So, I have my ATL2 back to a working state, in no small part thanks to Fred.
When I started I had the same problem as a few people have had here, a 5v power rail shorted to ground through a bad 10µF tantalum capacitor on the interface control board (94 015) at C27. I would strongly suggest anyone replace this capacitor on their board.
I also had a bad value ceramic cap at C33 though this seems like an unusual failure and I'm not sure it was actually a problem. I doubt this is common.
After getting that far I then spend a while chasing down a problem with the 24v rail and traced it to a 1µF tantalum capacitor at C7 on the Interface Board Control Head (94 017), also shorted to ground.
As you can tell, there's a bit of a theme with failing tantalum capacitors here and I don't think replacing all of them would be the worst of ideas.
The third problem was really annoying, after realising that the ferrite disc had broken off the rotation motor I glued it back on but still had an error where the motor would immediately start freaking out and changing rotation rapidly. Turned out the previous person who had (badly) taken this jobo apart had connected the hall sensor for that motor in the wrong socket and I had inadvertently put it back in that same wrong place. It should be connected to ST9 - Mot. Sens. at the bottom of the board but it will, wrongly, fit in ST3 in the middle.

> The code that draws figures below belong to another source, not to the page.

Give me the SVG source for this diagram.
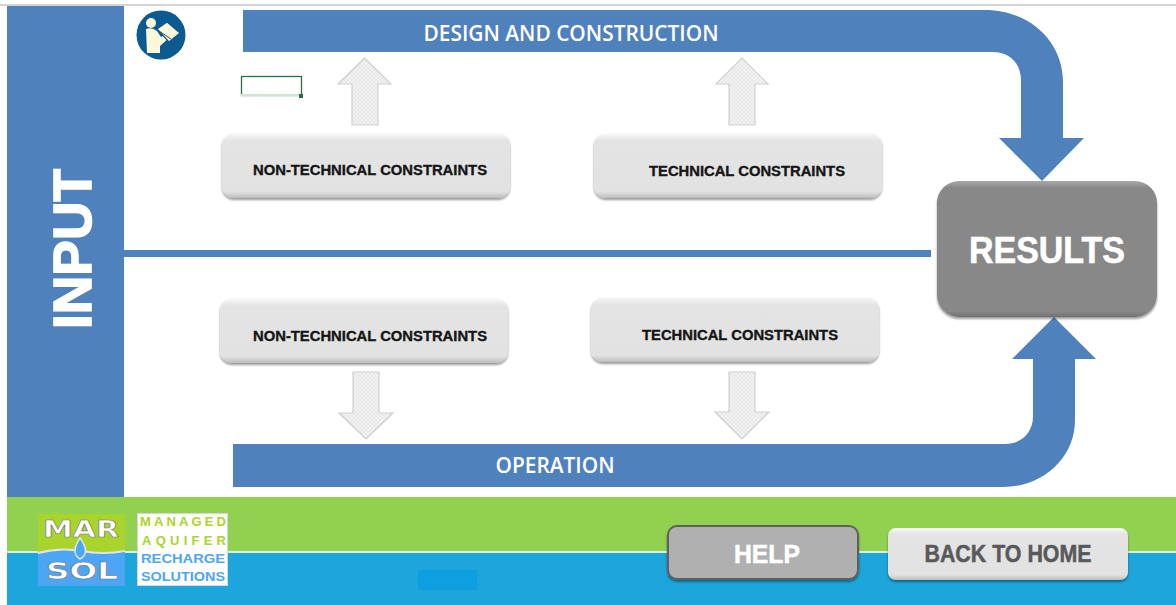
<svg xmlns="http://www.w3.org/2000/svg" width="1176" height="605" viewBox="0 0 1176 605">
<defs>
<pattern id="hatch" width="4" height="4" patternUnits="userSpaceOnUse"><rect width="4" height="4" fill="#f4f4f4"/><path d="M0 4L4 0M0 0L4 4" stroke="#e0e0e0" stroke-width="0.7"/></pattern>
<linearGradient id="btn" x1="0" y1="0" x2="0" y2="1"><stop offset="0" stop-color="#fafafa"/><stop offset="0.12" stop-color="#e4e4e4"/><stop offset="0.9" stop-color="#e2e2e2"/><stop offset="1" stop-color="#bdbdbd"/></linearGradient>
<linearGradient id="res" x1="0" y1="0" x2="0" y2="1"><stop offset="0" stop-color="#a8a8a8"/><stop offset="0.05" stop-color="#888"/><stop offset="0.96" stop-color="#888"/><stop offset="1" stop-color="#707070"/></linearGradient>
<filter id="sh" x="-5%" y="-10%" width="110%" height="125%"><feGaussianBlur in="SourceAlpha" stdDeviation="1.200"/><feOffset dy="1.500"/><feComponentTransfer><feFuncA type="linear" slope="0.4"/></feComponentTransfer><feMerge><feMergeNode/><feMergeNode in="SourceGraphic"/></feMerge></filter>
</defs>
<style>
text{font-family:"Liberation Sans",Arial,sans-serif;font-weight:700;text-anchor:middle}
.flow{fill:#4f81bd}
.hollow{fill:url(#hatch);stroke:#cfcfcf;stroke-width:1.2}
.box{fill:url(#btn);filter:url(#sh)}
.cons{font-size:14.500px;fill:#151515;stroke:#151515;stroke-width:0.350}
.band{font-family:"Open Sans","Liberation Sans",sans-serif;font-size:21px;font-weight:600;fill:#fff}
.mark{font-family:"DejaVu Sans",sans-serif;font-size:23px;fill:#fff;stroke:#777;stroke-width:0.600}
.tag{font-size:13px}
</style>
<rect width="1176" height="605" fill="#fff"/>
<rect x="0" y="4" width="1176" height="2" fill="#d4d4d4"/>
<g id="input"><rect x="7" y="6" width="117" height="491" fill="#4f81bd"/>
<text transform="translate(91 249) rotate(-90)" font-size="54" fill="#fff" stroke="#fff" stroke-width="1.600" textLength="160" lengthAdjust="spacingAndGlyphs">INPUT</text></g>
<g id="footer"><rect x="7" y="497" width="1169" height="54" fill="#92d050"/><rect x="7" y="551" width="1169" height="2" fill="#d9efe0"/><rect x="7" y="553" width="1169" height="52" fill="#1ca6dc"/><rect x="418" y="570" width="59" height="20" fill="#0e9fe0"/></g>
<g id="connectors">
<path class="flow" d="M243 10H985C1030 10 1063 42 1063 82V138H1084L1042 181L999 138H1021V80C1021 63 1009 52 993 52H243Z"/>
<path class="flow" d="M233 444H1005C1021 444 1033 433 1033 416V359H1012L1054 317L1096 359H1075V420C1075 458 1043 487 1003 487H233Z"/>
<rect class="flow" x="124" y="250" width="807" height="7"/>
<path class="hollow" d="M352 125V84H338L364.500 58L391 84H378V125Z"/>
<path class="hollow" d="M729 125V84H716L742 58L768 84H755V125Z"/>
<path class="hollow" d="M353 372V413H339L366 439L393 413H379V372Z"/>
<path class="hollow" d="M729 372V412H715L742 439L769 412H755V372Z"/>
</g>
<g id="band-labels"><text class="band" x="571" y="41" textLength="295" lengthAdjust="spacingAndGlyphs">DESIGN AND CONSTRUCTION</text><text class="band" x="555" y="473" textLength="119" lengthAdjust="spacingAndGlyphs">OPERATION</text></g>
<g id="manual-icon"><circle cx="161" cy="35" r="24.500" fill="#0c5a8f"/>
<circle cx="151" cy="23" r="5" fill="#fdf8d8"/><path d="M146 29Q152 27 157 31L161 37L168 33L170 37L160 46V53H147Z" fill="#fdf8d8"/><path d="M157 29L167 22L180 33L169 42Z" fill="#fdf8d8" stroke="#0c5a8f" stroke-width="1.200"/><path d="M159 31L171 39" stroke="#0c5a8f" stroke-width="1"/></g>
<g id="selection"><rect x="241.500" y="76.500" width="60" height="19" fill="#fff" stroke="#217346" stroke-width="1.300"/><rect x="241" y="94" width="60" height="2" fill="#cfe3d6"/><rect x="299" y="94" width="4" height="4" fill="#217346"/></g>
<g id="n1"><rect class="box" x="222" y="133" width="288" height="65" rx="12"/><text class="cons" x="370" y="175" textLength="234" lengthAdjust="spacingAndGlyphs">NON-TECHNICAL CONSTRAINTS</text></g>
<g id="n2"><rect class="box" x="594" y="133" width="288" height="65" rx="12"/><text class="cons" x="747" y="176" textLength="196" lengthAdjust="spacingAndGlyphs">TECHNICAL CONSTRAINTS</text></g>
<g id="n3"><rect class="box" x="220" y="298" width="288" height="65" rx="12"/><text class="cons" x="370" y="341" textLength="234" lengthAdjust="spacingAndGlyphs">NON-TECHNICAL CONSTRAINTS</text></g>
<g id="n4"><rect class="box" x="591" y="297" width="288" height="65" rx="12"/><text class="cons" x="740" y="340" textLength="196" lengthAdjust="spacingAndGlyphs">TECHNICAL CONSTRAINTS</text></g>
<g id="results"><rect x="937" y="181" width="220" height="136" rx="22" fill="url(#res)" filter="url(#sh)"/><text x="1047" y="263" font-size="36" fill="#fff" stroke="#fff" stroke-width="0.600" textLength="156" lengthAdjust="spacingAndGlyphs">RESULTS</text></g>
<g id="help"><rect x="668" y="526" width="190" height="53" rx="9" fill="#b0b0b0" stroke="#606060" stroke-width="2" filter="url(#sh)"/><text x="767" y="563" font-size="25" fill="#fff" stroke="#fff" stroke-width="0.500" textLength="66" lengthAdjust="spacingAndGlyphs">HELP</text></g>
<g id="home"><rect x="888" y="528" width="240" height="52" rx="8" class="box"/><text x="1008" y="562" font-size="24" fill="#595959" stroke="#595959" stroke-width="0.500" textLength="167" lengthAdjust="spacingAndGlyphs">BACK TO HOME</text></g>
<g id="logo"><rect x="38" y="514" width="87" height="72" fill="#a9d42c"/><path d="M38 553Q60 547 81 551Q103 555 125 551V586H38Z" fill="#4da6f5"/><path d="M38 553Q60 547 81 551Q103 555 125 551" fill="none" stroke="#e4e4e4" stroke-width="2"/>
<path d="M80 538Q70 553 80 559Q91 553 80 538Z" fill="#4da6f5" stroke="#e4e4e4" stroke-width="1.500"/>
<text class="mark" x="81" y="537" textLength="76" lengthAdjust="spacingAndGlyphs">MAR</text>
<text class="mark" x="82" y="579" textLength="72" lengthAdjust="spacingAndGlyphs">SOL</text>
<rect x="137.500" y="513.500" width="90" height="72" fill="#fff" stroke="#d6d6d6"/>
<text class="tag" x="183" y="526" fill="#a9d42c" textLength="86">MANAGED</text>
<text class="tag" x="184" y="545" fill="#a9d42c" textLength="84">AQUIFER</text>
<text class="tag" x="183" y="563" fill="#4da6f5" textLength="84" lengthAdjust="spacingAndGlyphs">RECHARGE</text>
<text class="tag" x="183" y="581" fill="#4da6f5" textLength="84" lengthAdjust="spacingAndGlyphs">SOLUTIONS</text></g>
</svg>
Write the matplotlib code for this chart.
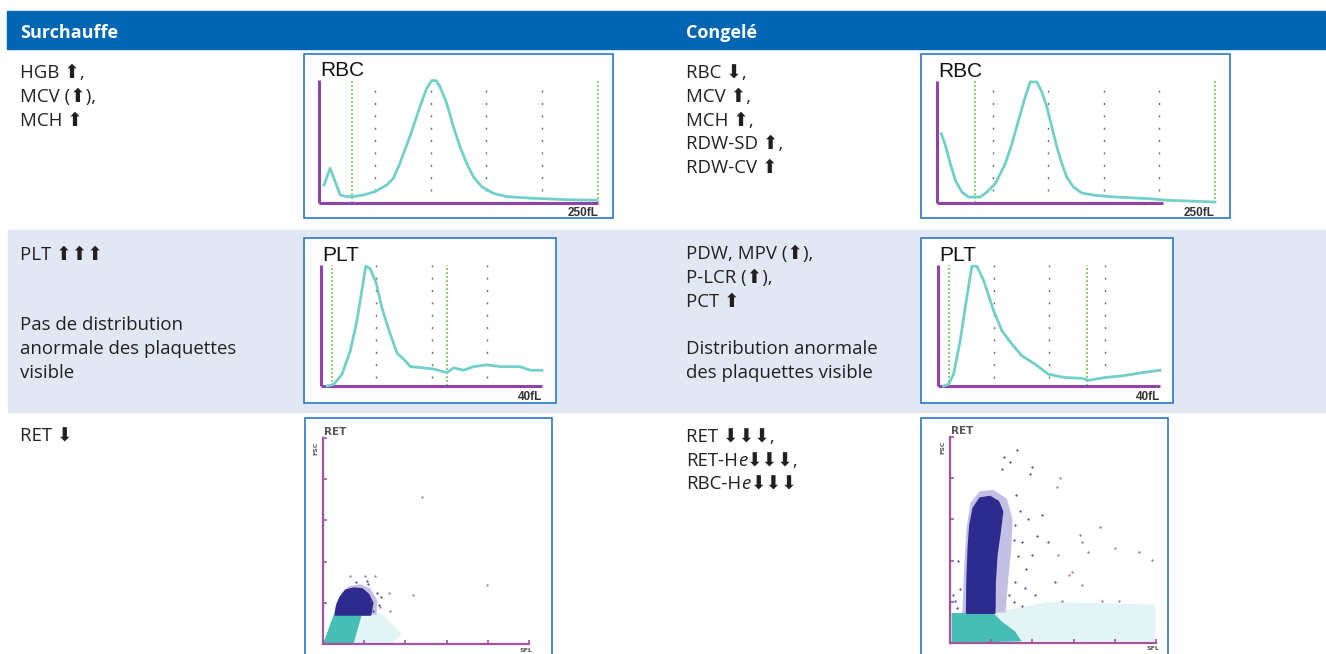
import matplotlib
matplotlib.use('Agg')
import matplotlib.pyplot as plt
from matplotlib.patches import Rectangle, Polygon

# Figure size in pixels
W = 1326
H = 654

# Header and row labels
headers = ['Surchauffe', 'Congelé']
UP = '\u2b06'
DOWN = '\u2b07'

left_rbc_text = ['HGB ' + UP + ',', 'MCV (' + UP + '),', 'MCH ' + UP]
right_rbc_text = ['RBC ' + DOWN + ',', 'MCV ' + UP + ',', 'MCH ' + UP + ',', 'RDW-SD ' + UP + ',', 'RDW-CV ' + UP]
left_plt_text = ['PLT ' + UP + UP + UP, '', '', 'Pas de distribution', 'anormale des plaquettes', 'visible']
right_plt_text = ['PDW, MPV (' + UP + '),', 'P-LCR (' + UP + '),', 'PCT ' + UP, '', 'Distribution anormale', 'des plaquettes visible']
left_ret_text = ['RET ' + DOWN]

# RBC histograms (fL vs relative count)
rbc_fl_left = [4.5, 9.9, 14.3, 19, 24.8, 30.8, 39.7, 50.2, 60.6, 66.6, 72.6, 81.5, 90.5, 96.5, 101,
               104.9, 108.4, 114.4, 120.4, 126.3, 132.3, 138.3, 145.7, 156.2, 168, 192, 222, 248.8]
rbc_count_left = [14.6, 28.2, 17.9, 6.5, 5.2, 5.2, 6.5, 9.2, 14.6, 20, 32.5, 54.2, 78.4, 93.3, 99.5,
                  99.5, 94.6, 81.1, 62.1, 45.8, 32.3, 21.4, 13.3, 7.9, 5.2, 3.8, 2.7, 2.2]
rbc_fl_right = [3.9, 7.5, 12, 16.5, 22.4, 28.4, 38.9, 44.9, 52.4, 56.9, 61.4, 67.4, 73.3, 79.3, 83.8,
                89.8, 94.3, 98.8, 103.3, 107.8, 112.3, 116.7, 122.7, 130.2, 142.2, 160, 190, 208, 250]
rbc_count_right = [56.8, 47.3, 32.2, 18.6, 9, 4.9, 4.9, 9, 15.8, 24, 32.2, 48.6, 67.8, 86.9, 99.2,
                   99.2, 91, 78.7, 62.3, 45.9, 32.2, 21.3, 13.1, 8.2, 6.3, 4.9, 3.6, 2.2, 0.8]

# PLT histograms
plt_fl_left = [1.1, 2.3, 3.8, 5.3, 6.5, 7.4, 8.1, 8.9, 10, 11, 12.3, 13.3, 13.8, 15, 16.2, 18.6, 20.4,
               22.8, 24, 25.8, 27.6, 30, 32.5, 36, 37.9, 40]
plt_count_left = [0, 1.4, 9.7, 29, 54, 79, 99, 97, 85, 65, 46, 33, 27, 22, 16, 15, 14,
                  11, 15, 13, 16, 17.5, 16, 16, 13, 13]
plt_fl_right = [1, 1.9, 2.8, 4, 5.2, 6.1, 7, 8.2, 10, 11.5, 13.3, 15.1, 17.5, 19.9, 22.9, 25.9,
                27.1, 30.1, 33.1, 36.7, 40]
plt_count_right = [0, 1.4, 9.7, 37.5, 73.6, 99, 99, 87.5, 62.5, 45.8, 34.7, 25, 18, 9.7, 7, 6.4,
                   4.7, 7, 8.3, 11, 13]

# grid and discriminator lines
rbc_grid = [50, 100, 150, 200]
plt_grid = [10, 20, 30]
rbc_disc_left = [30, 250]
rbc_disc_right = [34, 250]
plt_disc_left = [2, 22.8]
plt_disc_right = [1.9, 26.9]

# RET scattergrams (SFL, FSC), outlines of the dense clouds + stray events
ret_navy_left = [(0.30, 0.71), (0.34, 0.93), (0.42, 1.13), (0.55, 1.30), (0.75, 1.35), (0.95, 1.33),
                 (1.10, 1.20), (1.20, 1.00), (1.15, 0.71)]
ret_navy_halo_left = [(0.27, 0.71), (0.32, 1.00), (0.45, 1.22), (0.62, 1.40), (0.90, 1.45),
                      (1.15, 1.35), (1.32, 1.05), (1.30, 0.71)]
ret_cyan_left = [(0.0, 0.0), (0.26, 0.71), (0.94, 0.71), (0.74, 0.0)]
ret_cyan_halo_left = [(0.74, 0.0), (0.94, 0.71), (1.40, 0.75), (1.90, 0.25), (1.70, 0.0)]
ret_navy_pts_left = [(1.10, 1.45), (1.15, 1.05), (1.22, 0.80), (1.30, 1.25), (1.06, 1.52),
                     (1.36, 0.95), (1.40, 1.15), (0.80, 1.50)]
ret_pink_pts_left = [(0.66, 1.64), (1.02, 1.66), (1.27, 1.64), (1.59, 1.24), (2.19, 1.20),
                     (2.40, 3.56), (3.99, 1.44), (1.63, 0.81), (1.39, 0.91)]

ret_navy_right = [(0.41, 0.73), (0.42, 1.49), (0.45, 2.30), (0.49, 2.86), (0.57, 3.27), (0.73, 3.51),
                  (0.97, 3.55), (1.17, 3.43), (1.27, 3.19), (1.21, 2.70), (1.13, 2.14), (1.09, 1.49),
                  (1.08, 0.73)]
ret_navy_halo_right = [(0.30, 0.72), (0.34, 1.80), (0.40, 2.80), (0.50, 3.40), (0.72, 3.68),
                       (1.05, 3.72), (1.38, 3.50), (1.52, 3.00), (1.48, 2.20), (1.40, 1.40),
                       (1.35, 0.74)]
ret_cyan_right = [(0.04, 0.0), (0.04, 0.73), (1.05, 0.73), (1.26, 0.52), (1.58, 0.28), (1.74, 0.04)]
ret_cyan_halo_right = [(1.05, 0.73), (2.39, 1.0), (4.98, 0.93), (4.98, 0.04), (1.74, 0.04)]
ret_navy_pts_right = [(1.30, 4.52), (1.62, 4.68), (1.99, 4.27), (1.94, 4.11), (1.27, 4.23), (1.46, 4.40),
                      (1.58, 2.86), (1.74, 2.46), (1.99, 2.14), (2.23, 3.10), (2.39, 2.46),
                      (1.58, 1.49), (1.82, 1.33), (1.42, 1.17), (2.07, 1.17), (0.12, 1.01),
                      (0.08, 1.17), (0.16, 0.85), (2.55, 1.49), (1.60, 3.60), (1.70, 3.20),
                      (1.65, 2.10), (1.85, 1.80), (1.55, 1.00), (1.75, 0.90), (2.10, 2.60),
                      (1.90, 3.00), (0.25, 1.30), (0.20, 2.00), (1.55, 2.50)]
ret_pink_pts_right = [(2.67, 4.01), (2.59, 3.79), (2.63, 2.14), (3.16, 2.62), (3.20, 2.46), (3.65, 2.82),
                      (3.36, 2.22), (4.01, 2.30), (2.96, 1.73), (2.88, 1.65), (3.20, 1.41), (3.69, 1.01),
                      (4.09, 1.01), (4.58, 2.22), (4.90, 2.02), (2.71, 1.01)]

# colours
BLUE = '#0066b3'
BAND = '#e1e8f4'
FRAME = '#2a78c8'
PURPLE = '#8e44a8'
CURVE = '#72cfc9'
TXT = '#231f20'
BODY = ['Open Sans', 'DejaVu Sans']
FS = 13.4

fig = plt.figure(figsize=(W / 100, H / 100), dpi=100)
bg = fig.add_axes([0, 0, 1, 1])
bg.set_xlim(0, W)
bg.set_ylim(H, 0)
bg.axis('off')


def px_axes(x0, y0, x1, y1):
    ax = fig.add_axes([x0 / W, 1 - y1 / H, (x1 - x0) / W, (y1 - y0) / H])
    ax.patch.set_visible(False)
    return ax


def frame(x0, y0, x1, y1):
    bg.add_patch(Rectangle((x0, y0), x1 - x0, y1 - y0, facecolor='white', edgecolor=FRAME, lw=1.2))


def lines(x, y0, rows, step=23.6):
    for i, s in enumerate(rows):
        if s:
            bg.text(x, y0 + i * step, s, fontsize=FS, color=TXT, family=BODY, va='baseline')


# table backgrounds
bg.add_patch(Rectangle((7, 11), W - 7, 38, color=BLUE))
bg.add_patch(Rectangle((8, 230), W - 8, 182, color=BAND))
bg.text(20, 38.5, headers[0], color='white', fontsize=13, weight='bold', family=BODY, va='baseline')
bg.text(686, 38.5, headers[1], color='white', fontsize=13, weight='bold', family=BODY, va='baseline')

# left hand descriptions
lines(20, 78.5, left_rbc_text)
lines(686, 78.5, right_rbc_text)
lines(20, 259.5, left_plt_text)
lines(686, 259.5, right_plt_text)
lines(20, 442, left_ret_text)

# RET-He lines with italic e
t = bg.text(686, 442, 'RET ' + DOWN * 3 + ',', fontsize=FS, color=TXT, family=BODY, va='baseline')
for i, name in enumerate(['RET-H', 'RBC-H']):
    end = DOWN * 3 + (',' if i == 0 else '')
    a = bg.text(686, 465.6 + i * 23.6, name, fontsize=FS, color=TXT, family=BODY, va='baseline')
    b = bg.annotate('e', xy=(1, 0), xycoords=a, va='bottom', fontsize=FS, color=TXT,
                    family=BODY, style='italic')
    bg.annotate(end, xy=(1, 0), xycoords=b, va='bottom', fontsize=FS, color=TXT, family=BODY)


def draw_hist(box, area, xmax, fl, counts, disc, grid, title, unit, axis_end, grid_low):
    frame(*box)
    ax = px_axes(*area)
    ax.set_xlim(0, xmax)
    ax.set_ylim(0, 100)
    ax.axis('off')
    for g in grid:
        ax.plot([g, g], [grid_low, 100], color='#666666', lw=1, ls=(0, (1.4, 7.5)))
    for d in disc:
        ax.plot([d, d], [0, 100], color='#77c95a', lw=1.2, ls=(0, (1.2, 1.2)), clip_on=False)
    ax.plot([0, 0], [0, 100], color=PURPLE, lw=2.2, solid_capstyle='butt', clip_on=False)
    ax.plot([0, axis_end], [0, 0], color=PURPLE, lw=2.2, solid_capstyle='butt', clip_on=False)
    ax.plot(fl, counts, color=CURVE, lw=2, clip_on=False)
    x0, y0, x1, y1 = area
    bg.text(x0 + 1.5, y0 - 4, title, fontsize=15, family='Liberation Sans', color='#111111', va='baseline')
    bg.text(x1, y1 + 13.5, unit, fontsize=8.5, family='Liberation Sans', weight='bold',
            color='#333333', ha='right', va='baseline')


draw_hist((304, 54, 613, 218), (319, 80, 598, 203), 250, rbc_fl_left, rbc_count_left,
          rbc_disc_left, rbc_grid, 'RBC', '250fL', 250, 10)
draw_hist((921, 54, 1230, 218), (937, 81, 1215, 203), 250, rbc_fl_right, rbc_count_right,
          rbc_disc_right, rbc_grid, 'RBC', '250fL', 203, 10)
draw_hist((304, 238, 556, 403), (321, 265, 542, 386), 40, plt_fl_left, plt_count_left,
          plt_disc_left, plt_grid, 'PLT', '40fL', 40, 7)
draw_hist((921, 238, 1173, 403), (938, 265, 1160, 386), 40, plt_fl_right, plt_count_right,
          plt_disc_right, plt_grid, 'PLT', '40fL', 40, 7)


def draw_ret(box, area, navy, navy_halo, cyan, cyan_halo, navy_pts, pink_pts):
    frame(*box)
    ax = px_axes(*area)
    ax.set_xlim(0, 5)
    ax.set_ylim(0, 5)
    for s in ['top', 'right']:
        ax.spines[s].set_visible(False)
    for s in ['left', 'bottom']:
        ax.spines[s].set_color('#a0569e')
        ax.spines[s].set_linewidth(1.6)
    ax.set_xticks(range(6))
    ax.set_yticks(range(6))
    ax.tick_params(direction='in', length=3, width=1.2, color='#a0569e', labelbottom=False, labelleft=False)
    ax.add_patch(Polygon(cyan_halo, closed=True, facecolor='#e2f4f3', edgecolor='none'))
    ax.add_patch(Polygon(navy_halo, closed=True, facecolor='#c4c0e3', edgecolor='none'))
    ax.add_patch(Polygon(cyan, closed=True, facecolor='#46bdb5', edgecolor='none'))
    ax.add_patch(Polygon(navy, closed=True, facecolor='#2e2b8f', edgecolor='#2e2b8f', lw=1.5,
                         joinstyle='round'))
    ax.scatter([p[0] for p in navy_pts], [p[1] for p in navy_pts], s=2.5, color='#4a44a0', lw=0)
    ax.scatter([p[0] for p in pink_pts], [p[1] for p in pink_pts], s=3, color='#b57f92', lw=0)
    x0, y0, x1, y1 = area
    bg.text(x0 + 1, y0 - 3, 'RET', fontsize=7.5, weight='bold', color='#555555', va='baseline')
    bg.text(x0 - 7, y0 + 10, 'FSC', fontsize=4.5, weight='bold', color='#555555', rotation=90,
            ha='center', va='center')
    bg.text(x1 - 3, y1 + 6, 'SFL', fontsize=4.5, weight='bold', color='#555555', ha='center', va='center')


draw_ret((305, 418, 552, 670), (323, 438, 529, 644), ret_navy_left, ret_navy_halo_left,
         ret_cyan_left, ret_cyan_halo_left, ret_navy_pts_left, ret_pink_pts_left)
draw_ret((921, 418, 1168, 670), (950, 437, 1156, 643), ret_navy_right, ret_navy_halo_right,
         ret_cyan_right, ret_cyan_halo_right, ret_navy_pts_right, ret_pink_pts_right)

fig.savefig('out.png', dpi=100)
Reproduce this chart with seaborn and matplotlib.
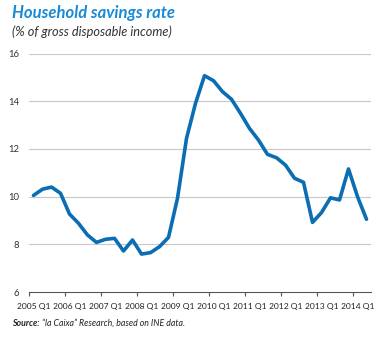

The fourth problem was the motor speed, I got 50 and nothing else. After pulling almost all the capacitors on the transformer board signal chain and finding zero problems I followed it back to the 74HC374N flip-flop at IC8 on the control board (94 015). Changing that chip which is cheap and easily available (in my case for a motorola non-n version, which is a direct replacement part) I got motor speeds back.
After a short detour wondering why I broke the pump, then realising I had swapped the motor and heater input wires reassembling the transformer board, it worked!
I along the way also had to find a lot of replacement hardware, something like half the fasteners on my machine were missing. They are all metric and for the most part stainless steel, though with some brass bolts on the base unit. These aren't all of them but are the ones I needed.
– Cheese head brass slotted M3 × 8mm for the base unit
– Countersunk stainless slotted M6 × 40mm for the lift head
– Countersunk stainless slotted M5 × 12mm for the lift head front
– Countersunk raised head Phillips stainless M3 × 8mm for the front panel plastic
I still need to design and build myself a chemistry recovery funnel, if anyone can submit some photos and dimensions of those I would be very grateful.